And here I am asking for my sign-on to be upped a bit. Also an open-book SDG. I suddenly feel bad.
See what happened there? Now you feel bad about trying to ensure your financial security. Well played.
Keep in mind that strong SDG's were set up 10-15 years ago (some even longer) when reimbursement was higher, core measures weren't present, metrics weren't enforced, and original members planned for a large retirement and partnership bonus structure. Fewer physicians could be staffed without threatening throughput, ED holds were encouraged by administration, and a reduced workforce allowed group members to be paid higher rates.

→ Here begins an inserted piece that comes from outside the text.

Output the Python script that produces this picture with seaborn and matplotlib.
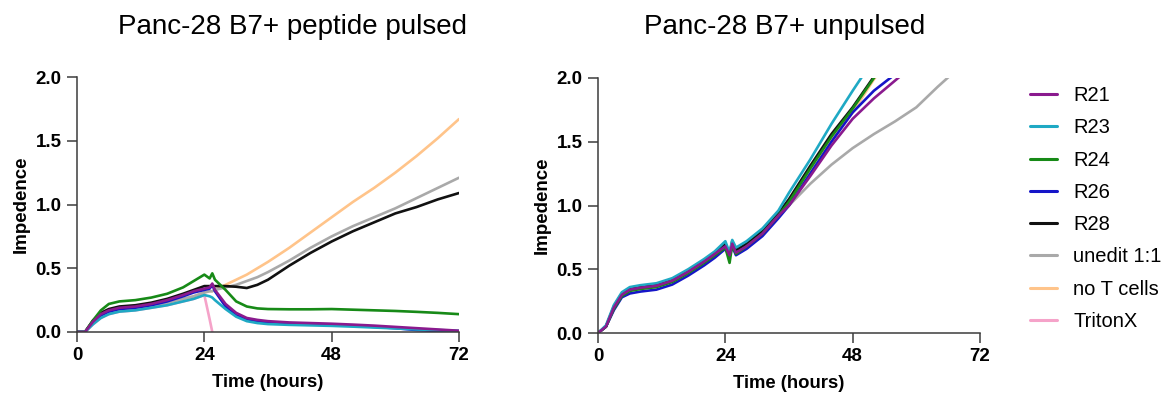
"""
plot.py
-------
Impedance traces for Panc-28 B7+ targets, peptide pulsed vs unpulsed.
"""

import numpy as np
import pandas as pd
import matplotlib
matplotlib.use("Agg")
import matplotlib.pyplot as plt
import seaborn as sns

nan = np.nan

# ── Data ─────────────────────────────────────────────────────────────
SERIES = ["R21", "R23", "R24", "R26", "R28", "unedit 1:1", "no T cells", "TritonX"]
COLORS = ["#8a1a8e", "#1fa9c4", "#178a17", "#1515c8", "#111111",
          "#a9a9a9", "#ffc48a", "#f5a3c9"]

left_t = [0, 1.5, 3, 4.5, 6, 8, 11, 14, 17, 20, 22, 24, 25, 25.5, 26, 28, 30,
          32, 34, 36, 40, 44, 48, 52, 56, 60, 64, 68, 72]
left_r21 = [0, 0.0, 0.08, 0.14, 0.17, 0.19, 0.2, 0.22, 0.25, 0.29, 0.32, 0.34,
            0.35, 0.38, 0.33, 0.22, 0.15, 0.11, 0.095, 0.085, 0.075, 0.07,
            0.065, 0.058, 0.05, 0.04, 0.03, 0.02, 0.01]
left_r23 = [0, 0.0, 0.06, 0.11, 0.14, 0.16, 0.17, 0.19, 0.21, 0.24, 0.26, 0.29,
            0.28, 0.27, 0.25, 0.18, 0.12, 0.085, 0.07, 0.062, 0.056, 0.052,
            0.048, 0.042, 0.035, 0.028, 0.02, 0.015, 0.01]
left_r24 = [0, 0.0, 0.09, 0.17, 0.22, 0.24, 0.25, 0.27, 0.3, 0.35, 0.4, 0.45,
            0.42, 0.46, 0.41, 0.33, 0.24, 0.2, 0.185, 0.18, 0.178, 0.178,
            0.18, 0.175, 0.17, 0.165, 0.158, 0.15, 0.14]
left_r26 = [0, 0.0, 0.07, 0.13, 0.16, 0.18, 0.19, 0.21, 0.24, 0.28, 0.31, 0.33,
            0.34, 0.37, 0.32, 0.2, 0.13, 0.1, 0.085, 0.075, 0.068, 0.062,
            0.056, 0.048, 0.04, 0.03, 0.015, 0.008, 0.005]
left_r28 = [0, 0.0, 0.09, 0.15, 0.18, 0.2, 0.21, 0.23, 0.26, 0.3, 0.33, 0.36,
            0.36, 0.36, 0.36, 0.36, 0.355, 0.345, 0.37, 0.41, 0.52, 0.62,
            0.71, 0.79, 0.86, 0.93, 0.98, 1.04, 1.09]
left_unedit = [0, 0.0, 0.07, 0.12, 0.15, 0.17, 0.18, 0.2, 0.23, 0.26, 0.28, 0.31,
               0.32, 0.32, 0.33, 0.35, 0.37, 0.4, 0.43, 0.47, 0.56, 0.66,
               0.75, 0.83, 0.9, 0.97, 1.05, 1.13, 1.21]
left_no_t = [0, 0.0, 0.07, 0.12, 0.15, 0.17, 0.18, 0.2, 0.23, 0.26, 0.28, 0.31,
             0.32, 0.32, 0.33, 0.37, 0.41, 0.45, 0.5, 0.55, 0.66, 0.78,
             0.9, 1.02, 1.13, 1.25, 1.38, 1.52, 1.67]
left_triton = [0, 0.0, 0.06, 0.11, 0.14, 0.16, 0.17, 0.19, 0.21, 0.24, 0.26, 0.29,
               0.1, 0.0, nan, nan, nan, nan, nan, nan, nan, nan,
               nan, nan, nan, nan, nan, nan, nan]

right_t = [0, 1.5, 3, 4.5, 6, 8, 11, 14, 17, 20, 22, 24, 24.8, 25.3, 26, 28, 31,
           34, 36, 40, 44, 48, 52, 56, 60, 64, 68]
right_r21 = [0, 0.05, 0.2, 0.3, 0.34, 0.355, 0.37, 0.41, 0.48, 0.56, 0.62, 0.68,
             0.61, 0.7, 0.63, 0.68, 0.78, 0.92, 1.0, 1.23, 1.47, 1.68, 1.84,
             1.98, 2.12, nan, nan]
right_r23 = [0, 0.06, 0.22, 0.32, 0.36, 0.375, 0.39, 0.43, 0.5, 0.58, 0.64, 0.72,
             0.63, 0.73, 0.67, 0.72, 0.82, 0.96, 1.1, 1.36, 1.64, 1.9, 2.15,
             nan, nan, nan, nan]
right_r24 = [0, 0.05, 0.19, 0.29, 0.33, 0.345, 0.36, 0.4, 0.47, 0.55, 0.61, 0.67,
             0.55, 0.69, 0.62, 0.68, 0.78, 0.92, 1.03, 1.29, 1.54, 1.76, 2.0,
             2.2, nan, nan, nan]
right_r26 = [0, 0.05, 0.18, 0.28, 0.31, 0.325, 0.34, 0.38, 0.45, 0.53, 0.59, 0.66,
             0.6, 0.68, 0.61, 0.66, 0.76, 0.9, 1.0, 1.25, 1.5, 1.73, 1.9,
             2.03, nan, nan, nan]
right_r28 = [0, 0.05, 0.21, 0.31, 0.35, 0.365, 0.38, 0.42, 0.49, 0.57, 0.63, 0.7,
             0.62, 0.72, 0.65, 0.7, 0.8, 0.94, 1.05, 1.31, 1.56, 1.77, 2.01,
             2.2, nan, nan, nan]
right_unedit = [0, 0.05, 0.2, 0.3, 0.34, 0.355, 0.37, 0.41, 0.48, 0.56, 0.62, 0.68,
                0.61, 0.7, 0.64, 0.69, 0.79, 0.92, 1.0, 1.17, 1.32, 1.45, 1.56,
                1.66, 1.77, 1.93, 2.08]
right_no_t = [0, 0.05, 0.2, 0.3, 0.34, 0.355, 0.37, 0.41, 0.48, 0.56, 0.62, 0.68,
              0.61, 0.7, 0.64, 0.69, 0.79, 0.93, 1.03, 1.28, 1.52, 1.73, 1.99,
              2.2, nan, nan, nan]

X_TICKS = [0, 24, 48, 72]
Y_TICKS = [0.0, 0.5, 1.0, 1.5, 2.0]


def long_form(t, columns):
    frames = []
    for name, vals in columns.items():
        frames.append(pd.DataFrame({"time": t, "imp": vals, "series": name}))
    return pd.concat(frames, ignore_index=True).dropna()


left_df = long_form(left_t, {
    "R21": left_r21, "R23": left_r23, "R24": left_r24, "R26": left_r26,
    "R28": left_r28, "unedit 1:1": left_unedit, "no T cells": left_no_t,
    "TritonX": left_triton,
})
right_df = long_form(right_t, {
    "R21": right_r21, "R23": right_r23, "R24": right_r24, "R26": right_r26,
    "R28": right_r28, "unedit 1:1": right_unedit, "no T cells": right_no_t,
})

# ── Style ────────────────────────────────────────────────────────────
sns.set_theme(style="ticks")
plt.rcParams.update({
    "font.family": ["Liberation Sans", "DejaVu Sans"],
    "text.color": "black",
    "axes.labelcolor": "black",
    "axes.edgecolor": "#3c3c3c",
    "axes.linewidth": 1.1,
    "xtick.color": "#3c3c3c",
    "ytick.color": "#3c3c3c",
    "xtick.labelcolor": "black",
    "ytick.labelcolor": "black",
})
palette = dict(zip(SERIES, COLORS))

fig = plt.figure(figsize=(11.76, 3.97), dpi=100)
W, H = 1176, 397
ax_l = fig.add_axes([77 / W, 1 - 332 / H, 382 / W, 255 / H])
ax_r = fig.add_axes([598 / W, 1 - 333 / H, 382 / W, 255 / H])

# draw in reverse so the R-series sit on top, TritonX underneath
sns.lineplot(data=left_df, x="time", y="imp", hue="series",
             hue_order=SERIES[::-1], palette=palette, estimator=None,
             linewidth=1.9, ax=ax_l)
sns.lineplot(data=right_df, x="time", y="imp", hue="series",
             hue_order=SERIES[:7][::-1], palette=palette, estimator=None,
             linewidth=1.9, legend=False, ax=ax_r)

h_all, l_all = ax_l.get_legend_handles_labels()
lookup = dict(zip(l_all, h_all))
handles = [lookup[s] for s in SERIES]
ax_l.get_legend().remove()

for ax in (ax_l, ax_r):
    ax.set_xlim(0, 72)
    ax.set_ylim(0, 2.0)
    ax.set_xticks(X_TICKS)
    ax.set_yticks(Y_TICKS)
    ax.set_yticklabels([f"{v:.1f}" for v in Y_TICKS])
    ax.tick_params(length=7, width=1.1, pad=4, labelsize=13.5)
    for lab in ax.get_xticklabels() + ax.get_yticklabels():
        lab.set_fontweight("bold")
    ax.set_xlabel("Time (hours)", fontsize=13.3, fontweight="bold", labelpad=7)
    ax.set_ylabel("Impedence", fontsize=13.5, fontweight="bold", labelpad=4)
    sns.despine(ax=ax)

fig.text(293 / W, 1 - 27 / H, "Panc-28 B7+ peptide pulsed", ha="center",
         va="center", fontsize=20)
fig.text(785 / W, 1 - 27 / H, "Panc-28 B7+ unpulsed", ha="center",
         va="center", fontsize=20)

for h in handles:
    h.set_linewidth(2.2)
fig.legend(handles, SERIES, loc="upper left",
           bbox_to_anchor=(1030 / W, 1 - 86 / H), frameon=False,
           fontsize=14.5, handlelength=1.35, handletextpad=0.8,
           labelspacing=0.66, borderaxespad=0, borderpad=0)

fig.savefig("out.png", dpi=100)
plt.close(fig)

These things are no longer a long-term reality for Emergency Physicians in today's current environment. As SDG's continue to cling to the model they set up, and hang on as long as they can for their retirement payout, rates in these groups with fixed economy of scale will always favor those who have been there the longest (even with open books, and shared bonuses). The more doctors that need to be hired, the more dilute the bonus pool becomes, while patient reimbursement likely drops over the next 5-10 years. The economic reality of some SDGs is that they will never be able to increase their rates without seriously impacting their bottom line, and will eventually be outcompeted by other groups able to pay higher rates - likely SDG hybrids, or full-blown CMG's who pay higher rates with productivity bonuses.
I don't think asking these questions would label someone as being "all about the money." For a new graduate looking to establish long-term roots in a community, the economic health of such a group can be critical to making a long-term decision, and a group's rigid adherence to a set pay rate and formula can be a sign of economic trouble ahead and potentially long-term instability. For the average physician who wants a steady paycheck, this isn't an issue - until 5-10 years pass and a stagnant rate fails to keep up with inflation. Of course, by then, the major shareholders in the current group will have cashed out, leaving the remaining members to pick up the pieces and eventually change the business model.
A better question might be to ask what the group's margin is. most SDG's today (unless they have diversified their capital and put up barriers of protection) operate on a VERY slim margin. Benefit prices will also continue to rise, and if a group pays for these, their margin will become even smaller. This margin will continue to erode until they are no longer economically viable.
Ask for that increased sign on. Ask for moving expenses, board fees, license fee reimbursement, and everything else you need to establish yourself as a member of the group and the community. If a group is economically sound, investing a couple thousand dollars in a future partner should be money well spent - and easily accomplished.